Tout un bon père de famille nationale raisonnablement autoritaire, ce François Blais. Surtout devant la violente répression policière :

« On t’aime beaucoup ma p’tite chouette, mais si tu vas jouer en plein milieu de la rue en criant trop fort avec tes p’tits amis, ben… Papa François, au lieu de t’envoyer dans ta chambre ou de te priver de souper, ce qui serait une punition beaucoup trop sévère, n’aura pas le choix de laisser tes gardiennes policières les plus zélées te tirer une balle de fusil lance-gaz en pleine face, à bout portant, avant de te poivrer ben raide avec du poivre de Cayenne.

Car c’est pour ton bien, Naomie, même si c’est une punition un peu ‘‘incorrecte’’ qui fait bobo. »

De son côté, l’autre super papa sociétal digne d’un prix citron remis par la DPJ, Richard Martineau, propose la stratégie d’ignorer les p’tits enfants tannants, en rêvant à une « Manif dans le beurre ».

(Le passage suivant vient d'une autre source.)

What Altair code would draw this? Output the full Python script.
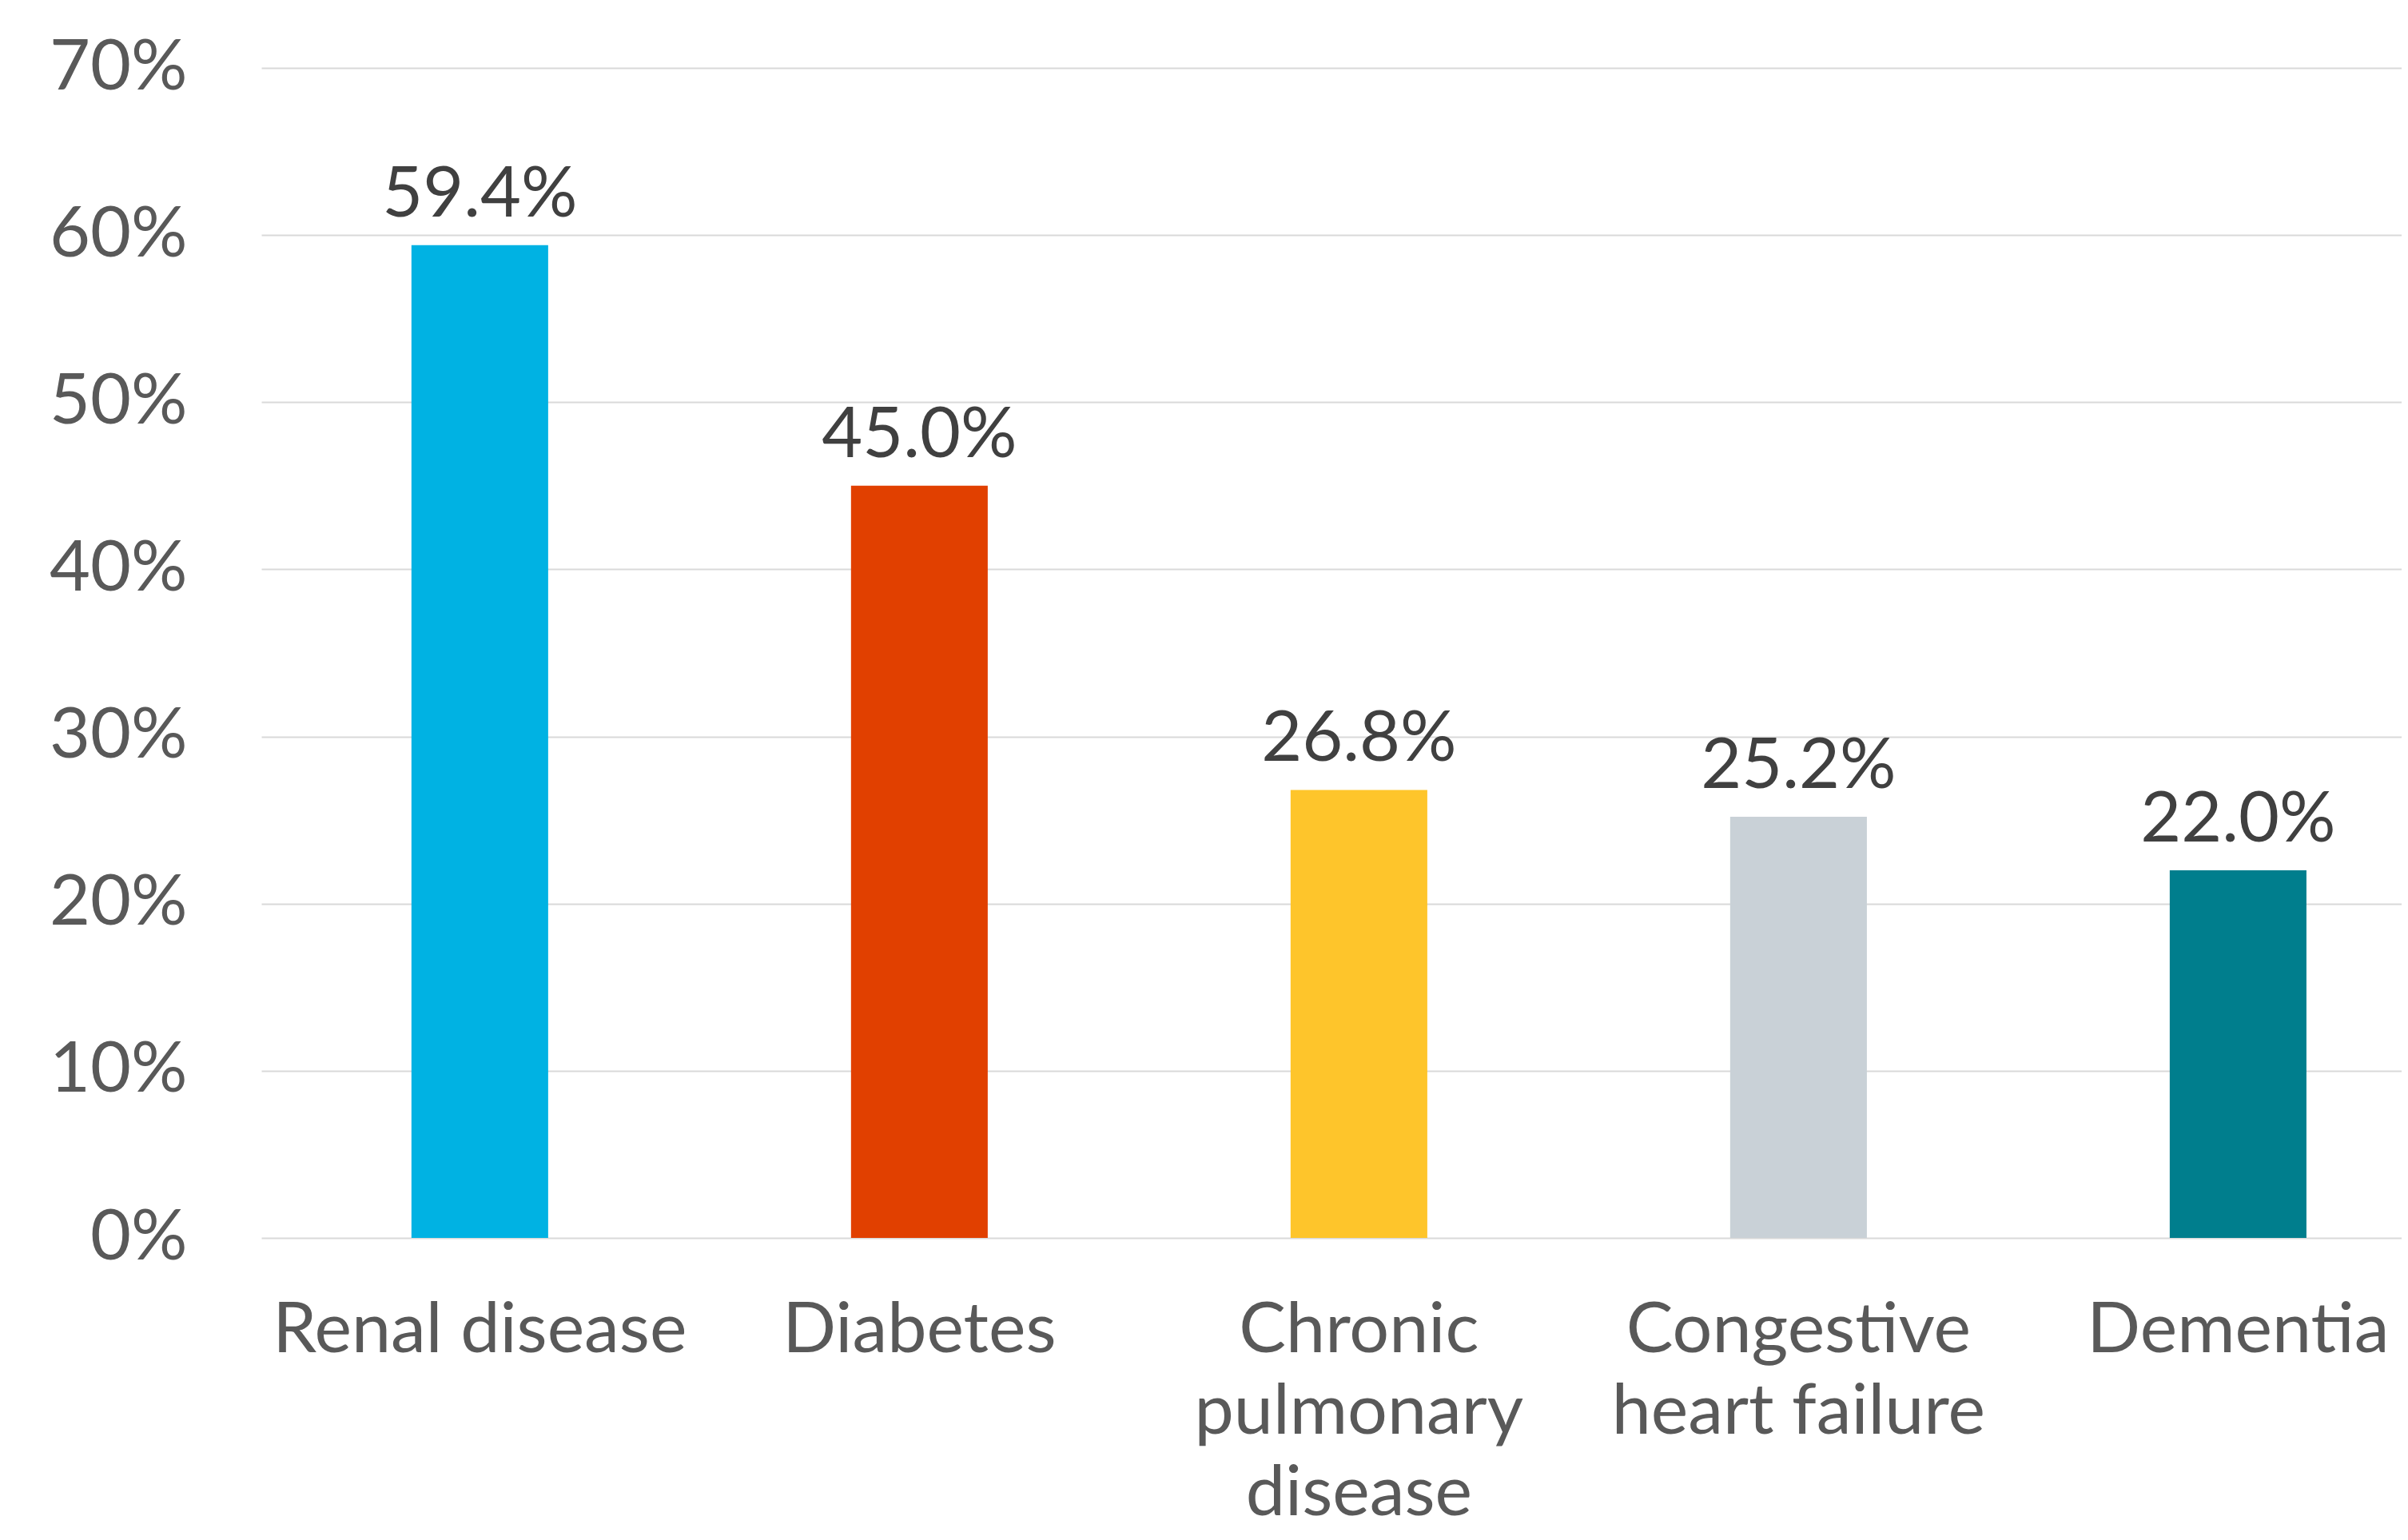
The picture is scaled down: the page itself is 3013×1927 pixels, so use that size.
import altair as alt
import pandas as pd

categories = ["Renal disease", "Diabetes", "Chronic pulmonary disease",
              "Congestive heart failure", "Dementia"]
label_lines = [["Renal disease"], ["Diabetes"], ["Chronic", "pulmonary", "disease"],
               ["Congestive", "heart failure"], ["Dementia"]]
values = [0.594, 0.450, 0.268, 0.252, 0.220]
colors = ["#00B2E3", "#E14000", "#FEC52B", "#C9D1D7", "#007E8D"]
y_ticks = [0, 0.1, 0.2, 0.3, 0.4, 0.5, 0.6, 0.7]

df = pd.DataFrame({"category": categories, "value": values})

# build label expression for multi-line x labels
expr = "datum.label"
for cat, lines in reversed(list(zip(categories, label_lines))):
    arr = "[" + ",".join("'" + l + "'" for l in lines) + "]"
    expr = f"datum.label == '{cat}' ? {arr} : ({expr})"

FONT = "Lato"
FS = 88

x = alt.X("category:N", sort=categories, title=None,
          scale=alt.Scale(paddingInner=0.689, paddingOuter=0.279, align=0.612),
          axis=alt.Axis(labelAngle=0, ticks=False, domain=False, grid=False,
                        labelFont=FONT, labelFontSize=FS, labelColor="#595959",
                        labelPadding=72, labelLineHeight=102, labelExpr=expr,
                        labelBaseline="top", labelLimit=0))
y = alt.Y("value:Q", title=None,
          scale=alt.Scale(domain=[0, 0.7], nice=False),
          axis=alt.Axis(values=y_ticks, format=".0%", ticks=False, domain=False,
                        grid=True, gridColor="#D9D9D9", gridWidth=2,
                        labelFont=FONT, labelFontSize=FS, labelColor="#595959",
                        labelPadding=93))

bars = alt.Chart(df).mark_bar().encode(
    x=x, y=y,
    color=alt.Color("category:N", sort=categories,
                    scale=alt.Scale(domain=categories, range=colors), legend=None),
)

text = alt.Chart(df).mark_text(font=FONT, fontSize=FS, color="#404040",
                               baseline="alphabetic", dy=-36).encode(
    x=alt.X("category:N", sort=categories),
    y=alt.Y("value:Q"),
    text=alt.Text("value:Q", format=".1%"),
)

chart = alt.layer(bars, text).properties(
    width=2678, height=1464,
    padding={"left": 319, "top": 77, "right": 0, "bottom": 370},
    autosize=alt.AutoSizeParams(type="none"),
    background="white",
).configure_view(stroke=None)

chart.save("out.html", embed_options={"renderer": "svg", "actions": False})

C’est-à-dire une manif sans règlement P-6, sans police et sans journaliste, car il pense que les manifestants contre l’austérité et les projets d’hydrocarbure se comportent comme une bande de bébés pleurnichards en manque d’attention et rentreraient ensuite rapidement à la maison :

« C’est comme un enfant qui fait la danse du bacon dans la rangée des biscuits au IGA. Plus tu essaies de le raisonner, plus il crie et donne des coups de pieds. Mais si tu le laisses là et que tu continues tranquillement tes courses dans le rayon des fruits et légumes comme si de rien n’était, bingo, il se calme. C’est la magie de l’indifférence. »

Martineau aurait-il manqué d’attention après avoir été abandonné à l’épicerie dans le rayon des biscuits, durant son enfance, parce qu’il s’amusait à faire cette fameuse « danse du bacon » dont parle aussi Patrick Lagacé (l’emmerdeur auto-proclamé des Tout-puissants toujours en vacances) ?

Ça pourrait peut-être expliquer pourquoi Martineau, qui a vieilli prématurément en entrant au Journal de Montréal après la grève étudiante de 2005 (qu’il a appuyée sans parler de boycott et sans infantiliser les étudiants), fuit maintenant la jeunesse pour se réfugier dans le rayon des fruits, mais surtout des légumes, en nous livrant ses chroniques par amour des navets.

Et par amour pour la « danse du bacon ». Celle qui, en vieillissant, consiste peut-être à se dépouiller de ses valeurs collectivistes pour danser sur la table de l’individualisme néolibéral d’une droite médiatique anachronique.

Chose certaine, avec des « alliés » comme Martineau, des ministres banquiers et un premier ministre libéral ayant déjà placé de l’argent dans un paradis fiscal, la jeunesse d’aujourd’hui sacrifiée sur l’autel de l’austérité profitable au 1 % de riches fortunés n’a officiellement plus besoin d’ennemis.

Pis ça prétend être de meilleurs alliés pour la jeunesse que les syndicats, qui défendent pourtant un système public profitant à tous et des jobs décentes que les jeunes pourront un jour occuper. Si la droite néolibérale en faveur de l’austérité des libéraux et de la CAQ ne réussit pas à démolir le filet social pour mieux le vendre à rabais à ses amis du privé.